Anyone know the answer to this one – if a question asks for two reasons to justify one of your answers, and you give five reasons, would the grader: a) give you full credit if any two of the five reasons you write are correct b) give you full credit only if the first two reasons you write are correct, ignoring the last three even if they were right, or c) mark your answer wrong since even though two of your five reasons were correct, three of them were incorrect therefore making your entire answer incorrect I’ve been grading myself based on a combination of a) and c), so if I had put down 5 reasons for a 2 reason question and two out of my five reasons were correct, I would give myself 0.8 points out of 2 possible (40% correct since 2/5). I know a grader wouldn’t grade like that but it’s the best way for me to figure out statistically how well I’m answering each question. Anyone know the right way to grade for sure?

They select the first 2 reasons and draw a line and ignore the bottom 3.

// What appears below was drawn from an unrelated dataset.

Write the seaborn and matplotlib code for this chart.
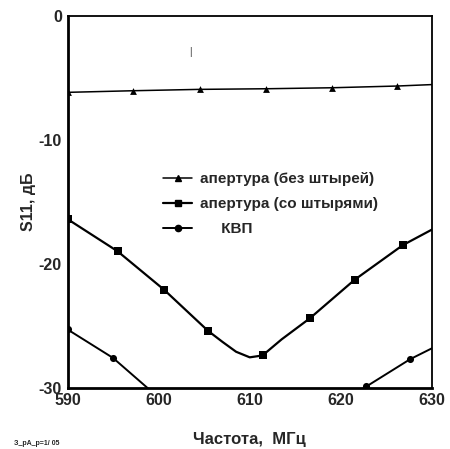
import matplotlib.pyplot as plt
import seaborn as sns
from matplotlib.lines import Line2D

# triangles: aperture without pins
tri_freq = [590.0, 597.2, 604.5, 611.8, 619.0, 626.2, 633.4]
tri_s11 = [-6.18, -6.05, -5.94, -5.89, -5.81, -5.67, -5.45]

# squares: aperture with pins (markers)
sq_freq = [590.0, 595.5, 600.6, 605.4, 611.4, 616.6, 621.5, 626.8, 631.9]
sq_s11 = [-16.4, -19.0, -22.1, -25.4, -27.4, -24.4, -21.3, -18.5, -16.5]
# extra points read along the smooth curve between markers
sq_curve_freq = [607.0, 608.5, 610.0, 613.5]
sq_curve_s11 = [-26.3, -27.1, -27.55, -26.1]

# circles: KVP
kvp_freq = [590.0, 595.0, 600.0, 605.0, 610.0, 615.0, 618.0, 622.8, 627.6, 632.5]
kvp_s11 = [-25.3, -27.6, -30.8, -33.5, -35.0, -34.0, -32.1, -29.9, -27.7, -25.9]

labels = ['апертура (без штырей)', 'апертура (со штырями)', '     КВП']
x_ticks = [590, 600, 610, 620, 630]
y_ticks = [0, -10, -20, -30]

sns.set_style('white')
plt.rcParams['font.family'] = ['Liberation Sans', 'DejaVu Sans']
plt.rcParams['font.weight'] = 'bold'
plt.rcParams['axes.unicode_minus'] = False

fig = plt.figure(figsize=(4.5, 4.49), dpi=100)
ax = fig.add_axes([0.15, 0.1365, 0.81, 0.8285])

# triangle series
sns.lineplot(x=tri_freq, y=tri_s11, color='black', linewidth=1.1, ax=ax)
sns.scatterplot(x=tri_freq, y=tri_s11, color='black', marker='^', s=24,
                edgecolor='black', linewidth=0, ax=ax)

# square series: line through markers plus curve points
pts = sorted(zip(sq_freq + sq_curve_freq, sq_s11 + sq_curve_s11))
sns.lineplot(x=[p[0] for p in pts], y=[p[1] for p in pts], color='black',
             linewidth=1.6, sort=False, ax=ax)
sns.scatterplot(x=sq_freq, y=sq_s11, color='black', marker='s', s=34,
                edgecolor='black', linewidth=0, ax=ax)

# KVP series
sns.lineplot(x=kvp_freq, y=kvp_s11, color='black', linewidth=1.4, ax=ax)
sns.scatterplot(x=kvp_freq, y=kvp_s11, color='black', marker='o', s=26,
                edgecolor='black', linewidth=0, ax=ax)

ax.set_xlim(590, 630)
ax.set_ylim(-30, 0)
ax.set_xticks(x_ticks)
ax.set_yticks(y_ticks)
ax.tick_params(axis='both', length=0, labelsize=11.5, pad=4)
for lab in ax.get_xticklabels() + ax.get_yticklabels():
    lab.set_fontweight('bold')

for side in ['left', 'bottom']:
    ax.spines[side].set_linewidth(2.0)
for side in ['top', 'right']:
    ax.spines[side].set_linewidth(1.3)
for sp in ax.spines.values():
    sp.set_color('black')
    sp.set_visible(True)

ax.set_xlabel('Частота,  МГц', fontsize=12, fontweight='bold', labelpad=17)
ax.set_ylabel('S11, дБ', fontsize=11.5, fontweight='bold', labelpad=2)

# stray mark in the plot area
ax.text(603.5, -2.9, '|', fontsize=7, color='#333333', ha='center', va='center',
        fontweight='normal')

handles = [
    Line2D([], [], color='black', linewidth=1.1, marker='^', markersize=4.5),
    Line2D([], [], color='black', linewidth=1.6, marker='s', markersize=5),
    Line2D([], [], color='black', linewidth=1.4, marker='o', markersize=4.5),
]
ax.legend(handles, labels, loc='upper left', bbox_to_anchor=(0.262, 0.579),
          frameon=False, prop={'weight': 'bold', 'size': 11},
          handlelength=1.9, handletextpad=0.55, labelspacing=0.72,
          borderpad=0, borderaxespad=0)

fig.text(0.03, 0.008, 'З_рА_р=1/ 05', fontsize=5)

fig.savefig('out.png', dpi=100)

Thanks for the clarification. Another random question: for questions where you have to select a specific answer (ex. behavioral finance where you have to name a bias) and then either describe it or justify it, Schweser’s guideline grading policy is to mark the entire answer wrong even if you get the name of the bias wrong but describe it correctly. I’m wondering if that’s CFAI’s policy too or would they give you partial credit for describing it right. So for example if naming a bias was worth 1 point and describing it correctly was worth 2 points, would you be able to still get 2 points for describing it correctly even though you got the name wrong? Or would you get a big fat 0 like Schweser says?